The indictment alleges that Mr. Coscia, former owner of Panther Energy Trading LLC, entered large orders with the intent to cancel them before they could be executed. As a result, the trades purportedly moved the markets in a direction favorable to Mr. Coscia, enabling him to purchase contracts at prices lower than, or sell contracts at prices higher than, those available in the market before he entered and canceled his large-volume orders. According to the government, Mr. Coscia profited nearly $1.6 million from his trading scheme.
Although this is the first criminal case under Dodd-Frank’s anti-spoofing provision, regulators already have brought several civil actions related to “spoofing.” In addition to the Commodity Futures Trading Commission’s (CFTC) parallel action against Mr. Coscia last year, which resulted in a total fine/disgorgement figure of $2.8 million and a one-year trading ban, the CFTC won a consent order the same day Mr. Coscia was indicted that requires another trader to pay $1.56 million to settle allegations that he entered noncompetitive trades and engaged in “spoofing.”

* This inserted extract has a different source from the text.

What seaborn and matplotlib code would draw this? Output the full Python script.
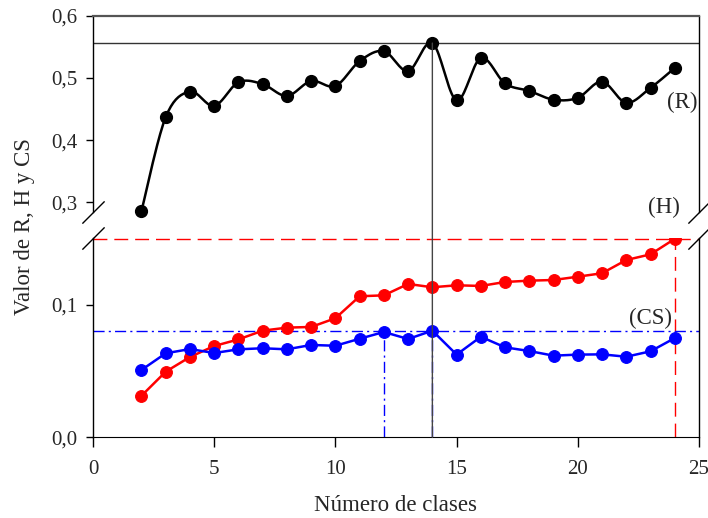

The Securities and Exchange Commission also has been historically active in this area, charging numerous individuals and firms with “spoofing” under the Securities Exchange Act. Others that penalize “spoofing” include the Financial Industry Regulatory Authority, various exchanges, and foreign regulators.
Now more than ever, it is important for firms and individuals to understand what is prohibited under the anti-spoofing rule. While the CFTC has provided some additional guidance, uncertainty remains in interpreting Dodd-Frank’s definition of “spoofing.”